In the field of synthetic organic chemistry, protection and deprotection reactions of reactive functional groups (e.g., hydroxyl groups, amino groups, carboxyl groups, carbonyl groups, phosphodiester groups, etc.) are essential particularly for the construction of complex molecules. However, such deprotection reactions necessitate further addition of reagents, which may result in the degradation of compounds and the production of by-products.
Against this background, photolabile protecting groups that allow deprotection of reactive functional groups under neutral conditions have recently attracted attention (e.g., Non-Patent Document 1). Since photolabile protecting groups do not necessitate further addition of reagents and can be removed by light irradiation under neutral conditions, they are also applicable to acid- or base-sensitive compounds. Therefore, photolabile protecting groups have a great deal of potential as protecting groups in organic synthesis.
Moreover, since photolabile protecting groups can be eliminated by light, the size of the reaction field can be reduced to a nanoscale level. For example, in 1991, Fordor et al. successfully synthesized a DNA microarray using a photolabile protecting group by merging combinatorial chemistry with technology of photolithography for semiconductor production (Non-Patent Document 2).
Moreover, a caged compound, which is a biologically active molecule protected by a photodegradable protecting group, allowing the molecule to temporarily lose its activity, is made present in a cell, and the molecule is irradiated with light to become a bioactive substance, which can induce biological reactions. Using this technique, the time and place in which signal molecules express their functions can be controlled by the time and place in which light is irradiated; additionally, the expression level can theoretically be controlled by the amount of irradiating light. Therefore, a powerful method of real-time control of the space-time kinetics of molecules involved in signal transfer can be achieved.

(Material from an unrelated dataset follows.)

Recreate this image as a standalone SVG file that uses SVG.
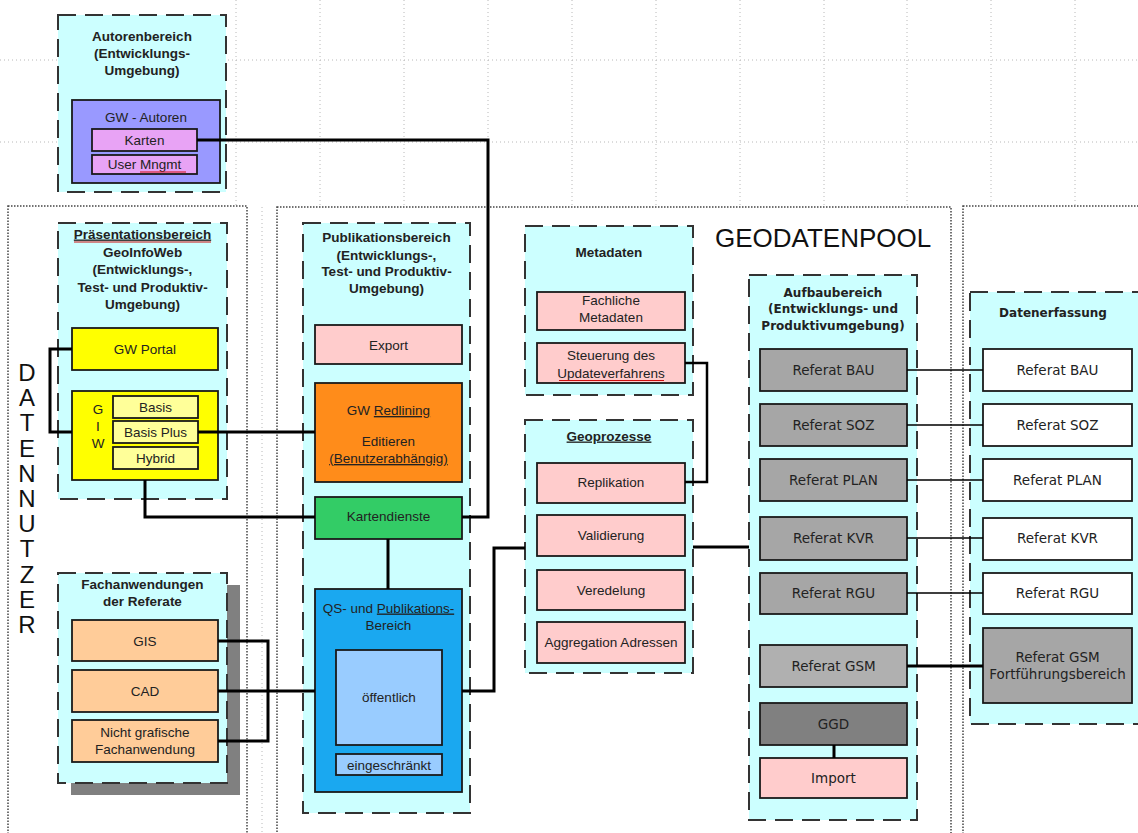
<svg xmlns="http://www.w3.org/2000/svg" width="1138" height="833" viewBox="0 0 1138 833">
<style>
.grid{stroke:#b8b8b8;stroke-width:1;stroke-dasharray:1 3;fill:none}
.frame{fill:#fff;stroke:#444;stroke-width:1.5;stroke-dasharray:1.5 1.5}
.cont{fill:#ccffff;stroke:#333;stroke-width:2;stroke-dasharray:18 9}
.box{stroke:#1a1a1a;stroke-width:1.8}
.t{font-family:"Liberation Sans",Arial,sans-serif;font-size:13.5px;fill:#222;text-anchor:middle}
.b{font-weight:bold}
.d{font-family:"DejaVu Sans",Verdana,sans-serif;font-size:13.5px}
.db{font-family:"DejaVu Sans",Verdana,sans-serif;font-size:12px;font-weight:bold}
.u{text-decoration:underline}
.c{fill:none;stroke:#000;stroke-width:3}
.ct{fill:none;stroke:#000;stroke-width:1.5}
.red{fill:none;stroke:#d01010;stroke-width:1.2}
.big{font-family:"Liberation Sans",Arial,sans-serif;fill:#111}
</style>

<rect width="1138" height="833" fill="#fff"/>

<g id="grid">
<path class="grid" d="M0,60H1138M0,142H1138M236,0V207M320,0V207M404,0V207M488,0V207M572,0V207M656,0V207M740,0V207M824,0V207M907,0V207M991,0V207M1075,0V207M262,207V833"/>
</g>

<g id="frames">
<rect class="frame" x="8" y="206" width="239" height="660"/>
<rect class="frame" x="277" y="207" width="674" height="660"/>
<rect class="frame" x="963" y="206" width="200" height="660"/>
<text class="big" x="715" y="247" font-size="26">GEODATENPOOL</text>
<g class="big" font-size="24" text-anchor="middle">
<text x="27" y="381">D</text>
<text x="27" y="406">A</text>
<text x="27" y="431">T</text>
<text x="27" y="457">E</text>
<text x="27" y="482">N</text>
<text x="27" y="507">N</text>
<text x="27" y="532">U</text>
<text x="27" y="557">T</text>
<text x="27" y="583">Z</text>
<text x="27" y="608">E</text>
<text x="27" y="633">R</text>
</g>
</g>

<g id="autorenbereich">
<rect class="cont" x="58" y="15" width="168" height="177"/>
<text class="t b" x="142" y="41">Autorenbereich</text>
<text class="t b" x="142" y="58">(Entwicklungs-</text>
<text class="t b" x="142" y="75">Umgebung)</text>
<rect class="box" x="72" y="100" width="148" height="83" fill="#9999ff"/>
<text class="t" x="146" y="122">GW - Autoren</text>
</g>
<g id="karten">
<rect class="box" x="92" y="129" width="105" height="22" fill="#e8a3f5"/>
<text class="t" x="144.5" y="145">Karten</text>
</g>
<g id="usermngmt">
<rect class="box" x="92" y="155" width="105" height="19" fill="#e8a3f5"/>
<text class="t" x="144.5" y="169">User Mngmt</text>
<path class="red" d="M140,172H186"/>
</g>

<g id="praesentationsbereich">
<rect class="cont" x="58" y="223" width="169" height="276"/>
<text class="t b u" x="142.5" y="238.5">Präsentationsbereich</text>
<path class="red" d="M74,242H211"/>
<text class="t b" x="142.5" y="256.5">GeoInfoWeb</text>
<text class="t b" x="142.5" y="273.5">(Entwicklungs-,</text>
<text class="t b" x="142.5" y="291.5">Test- und Produktiv-</text>
<text class="t b" x="142.5" y="308.5">Umgebung)</text>
</g>
<g id="gwportal">
<rect class="box" x="72" y="328" width="146" height="42" fill="#ffff00"/>
<text class="t" x="145" y="354">GW Portal</text>
</g>
<g id="giw">
<rect class="box" x="72" y="391" width="146" height="89" fill="#ffff00"/>
<text class="t" x="98" y="414">G</text>
<text class="t" x="98" y="431">I</text>
<text class="t" x="98" y="448">W</text>
</g>
<g id="basis">
<rect class="box" x="113" y="396" width="85" height="22" fill="#ffff99"/>
<text class="t" x="155.5" y="411.5">Basis</text>
</g>
<g id="basisplus">
<rect class="box" x="113" y="421" width="85" height="22" fill="#ffff99"/>
<text class="t" x="155.5" y="436.5">Basis Plus</text>
</g>
<g id="hybrid">
<rect class="box" x="113" y="447" width="85" height="22" fill="#ffff99"/>
<text class="t" x="155.5" y="462.5">Hybrid</text>
</g>

<g id="fachanwendungen">
<rect x="71" y="585" width="169" height="210" fill="#808080"/>
<rect class="cont" x="58" y="573" width="169" height="210"/>
<text class="t b" x="142.5" y="588.5">Fachanwendungen</text>
<text class="t b" x="142.5" y="605.5">der Referate</text>
</g>
<g id="gis">
<rect class="box" x="72" y="620" width="146" height="41" fill="#ffcc99"/>
<text class="t" x="145" y="645.5">GIS</text>
</g>
<g id="cad">
<rect class="box" x="72" y="670" width="146" height="42" fill="#ffcc99"/>
<text class="t" x="145" y="695.5">CAD</text>
</g>
<g id="nichtgrafisch">
<rect class="box" x="72" y="720" width="146" height="42" fill="#ffcc99"/>
<text class="t" x="145" y="737">Nicht grafische</text>
<text class="t" x="145" y="754">Fachanwendung</text>
</g>

<g id="publikationsbereich">
<rect class="cont" x="303" y="223" width="167" height="590"/>
<text class="t b" x="386.5" y="241.5">Publikationsbereich</text>
<text class="t b" x="386.5" y="259.5">(Entwicklungs-,</text>
<text class="t b" x="386.5" y="275.5">Test- und Produktiv-</text>
<text class="t b" x="386.5" y="292.5">Umgebung)</text>
</g>
<g id="export">
<rect class="box" x="315" y="325" width="147" height="39" fill="#ffcccc"/>
<text class="t" x="388.5" y="349.5">Export</text>
</g>
<g id="redlining">
<rect class="box" x="315" y="383" width="147" height="99" fill="#ff8c1a"/>
<text class="t" x="388.5" y="415" fill="#3a2000">GW <tspan class="u">Redlining</tspan></text>
<text class="t" x="388.5" y="446" fill="#3a2000">Editieren</text>
<text class="t u" x="388.5" y="463" fill="#3a2000">(Benutzerabhängig)</text>
</g>
<g id="kartendienste">
<rect class="box" x="315" y="497" width="147" height="42" fill="#33cc66"/>
<text class="t" x="388.5" y="521">Kartendienste</text>
</g>
<g id="qs">
<rect class="box" x="315" y="589" width="147" height="203" fill="#1aa8f0"/>
<text class="t" x="388.5" y="612.5" fill="#1a2a55">QS- und <tspan class="u">Publikations-</tspan></text>
<text class="t" x="388.5" y="629.5" fill="#1a2a55">Bereich</text>
</g>
<g id="oeffentlich">
<rect class="box" x="336" y="650" width="106" height="95" fill="#99ccff"/>
<text class="t" x="389" y="701.5">öffentlich</text>
</g>
<g id="eingeschraenkt">
<rect class="box" x="336" y="754" width="106" height="21" fill="#99ccff"/>
<text class="t" x="389" y="769.5">eingeschränkt</text>
</g>

<g id="metadaten">
<rect class="cont" x="525" y="226" width="168" height="169"/>
<text class="t b" x="609" y="256.5">Metadaten</text>
</g>
<g id="fachlichemetadaten">
<rect class="box" x="537" y="292" width="148" height="38" fill="#ffcccc"/>
<text class="t" x="611" y="305">Fachliche</text>
<text class="t" x="611" y="322">Metadaten</text>
</g>
<g id="steuerung">
<rect class="box" x="537" y="343" width="148" height="40" fill="#ffcccc"/>
<text class="t" x="611" y="359.5">Steuerung des</text>
<text class="t" x="611" y="377.5">Updateverfahrens</text>
<path class="red" d="M559,380.5H664"/>
</g>

<g id="geoprozesse">
<rect class="cont" x="525" y="420" width="168" height="253"/>
<text class="t b u" x="609" y="440.5">Geoprozesse</text>
</g>
<g id="replikation">
<rect class="box" x="537" y="463" width="148" height="40" fill="#ffcccc"/>
<text class="t" x="611" y="487">Replikation</text>
</g>
<g id="validierung">
<rect class="box" x="537" y="515" width="148" height="41" fill="#ffcccc"/>
<text class="t" x="611" y="540">Validierung</text>
</g>
<g id="veredelung">
<rect class="box" x="537" y="570" width="148" height="40" fill="#ffcccc"/>
<text class="t" x="611" y="594.5">Veredelung</text>
</g>
<g id="aggregation">
<rect class="box" x="537" y="622" width="148" height="41" fill="#ffcccc"/>
<text class="t" x="611" y="647">Aggregation Adressen</text>
</g>

<g id="aufbaubereich">
<rect class="cont" x="749" y="275" width="168" height="545"/>
<text class="t db" x="833" y="296.5">Aufbaubereich</text>
<text class="t db" x="833" y="312.5">(Entwicklungs- und</text>
<text class="t db" x="833" y="329.5">Produktivumgebung)</text>
</g>
<g id="a-bau"><rect class="box" x="760" y="349" width="147" height="42" fill="#a6a6a6"/><text class="t d" x="833.5" y="375">Referat BAU</text></g>
<g id="a-soz"><rect class="box" x="760" y="404" width="147" height="42" fill="#a6a6a6"/><text class="t d" x="833.5" y="430">Referat SOZ</text></g>
<g id="a-plan"><rect class="box" x="760" y="459" width="147" height="42" fill="#a6a6a6"/><text class="t d" x="833.5" y="485">Referat PLAN</text></g>
<g id="a-kvr"><rect class="box" x="760" y="517" width="147" height="43" fill="#a6a6a6"/><text class="t d" x="833.5" y="543">Referat KVR</text></g>
<g id="a-rgu"><rect class="box" x="760" y="573" width="147" height="41" fill="#a6a6a6"/><text class="t d" x="833.5" y="598">Referat RGU</text></g>
<g id="a-gsm"><rect class="box" x="760" y="645" width="147" height="42" fill="#b0b0b0"/><text class="t d" x="833.5" y="671">Referat GSM</text></g>
<g id="ggd"><rect class="box" x="760" y="703" width="147" height="42" fill="#808080"/><text class="t d" x="833.5" y="729">GGD</text></g>
<g id="import"><rect class="box" x="760" y="758" width="147" height="40" fill="#ffcccc"/><text class="t d" x="833.5" y="783">Import</text></g>

<g id="datenerfassung">
<rect class="cont" x="970" y="292" width="185" height="432"/>
<text class="t db" x="1053" y="316.5">Datenerfassung</text>
</g>
<g id="d-bau"><rect class="box" x="983" y="349" width="149" height="42" fill="#fff"/><text class="t d" x="1057.5" y="375">Referat BAU</text></g>
<g id="d-soz"><rect class="box" x="983" y="404" width="149" height="42" fill="#fff"/><text class="t d" x="1057.5" y="430">Referat SOZ</text></g>
<g id="d-plan"><rect class="box" x="983" y="459" width="149" height="42" fill="#fff"/><text class="t d" x="1057.5" y="485">Referat PLAN</text></g>
<g id="d-kvr"><rect class="box" x="983" y="518" width="149" height="42" fill="#fff"/><text class="t d" x="1057.5" y="543">Referat KVR</text></g>
<g id="d-rgu"><rect class="box" x="983" y="573" width="149" height="41" fill="#fff"/><text class="t d" x="1057.5" y="598">Referat RGU</text></g>
<g id="d-gsm"><rect class="box" x="983" y="628" width="149" height="75" fill="#a6a6a6"/><text class="t d" x="1057.5" y="662">Referat GSM</text><text class="t d" x="1057.5" y="679">Fortführungsbereich</text></g>

<g id="connectors">
<path class="c" d="M197,140H488V517H462"/>
<path class="c" d="M72,349H50V432H72"/>
<path class="c" d="M198,432H315"/>
<path class="c" d="M145,480V517H315"/>
<path class="c" d="M218,641H268V741H218"/>
<path class="c" d="M218,691H315"/>
<path class="c" d="M388,539V589"/>
<path class="c" d="M462,691H494V548H525"/>
<path class="c" style="stroke-width:2.5" d="M685,363H707V482H685"/>
<path class="c" d="M693,547H749"/>
<path class="ct" d="M907,370H983M907,425H983M907,480H983M907,538H983M907,593H983"/>
<path class="c" d="M907,666H983"/>
<path class="c" d="M834,745V758"/>
</g>
</svg>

Along with the development of microarrays and caged compounds described above, photolabile protecting groups that can easily be removed by light irradiation have been actively developed in recent years. Specific examples thereof are shown below. Examples of compounds currently often used in microarrays or caged compounds include nitrobenzyl derivatives represented by Formula (A) (Non-Patent Document 3) and coumarin derivatives represented by Formula (B) (Non-Patent Document 4).

These compounds almost quantitatively release alcohol upon light irradiation; however, almost no compounds that allow simple quantitative determination of deprotection are known. For example, Patent Document 1 indicates that a protecting group that has an o-aminocinnamic acid skeleton is removed from a bioactive substance by light irradiation, thereby generating a carbostyryl derivative with strong fluorescence, and that the deprotected free bioactive substance can be quantified by measuring the fluorescence intensity.
If photolabile protecting groups that facilitate the protection and deprotection of not only the hydroxyl groups and amino groups described above, but also other reactive functional groups (e.g., carboxyl groups, carbonyl groups, phosphodiester groups, etc.) are developed, such photolabile protecting groups will be very useful in the fields of organic chemistry and photochemistry, as well as biology, and have the potential of being used in a wide application.    Patent Document 1: Japanese Unexamined Patent Publication No. 1999-29500    Non-Patent Document 1: G. Mayer, A. Heckel, Angew. Chem. Int. Ed., 2006, 45, 4900    Non-Patent Document 2: Fodor, S. P. A.; Read, J. L.; Pirrung, M. C.; Stryer, L. T.; Lu, A.; Solas, D.; Science, 1991, 251, 767-773.    Non-Patent Document 3: Patchornik, A., Amit, B., and Woodward, R. B. J. Am. Chem. Soc. 1970, 92, 6333    Non-Patent Document 4: Givens, R. S. and Matuszewski, B. J. Am. Chem. Soc. 1984, 92, 6860.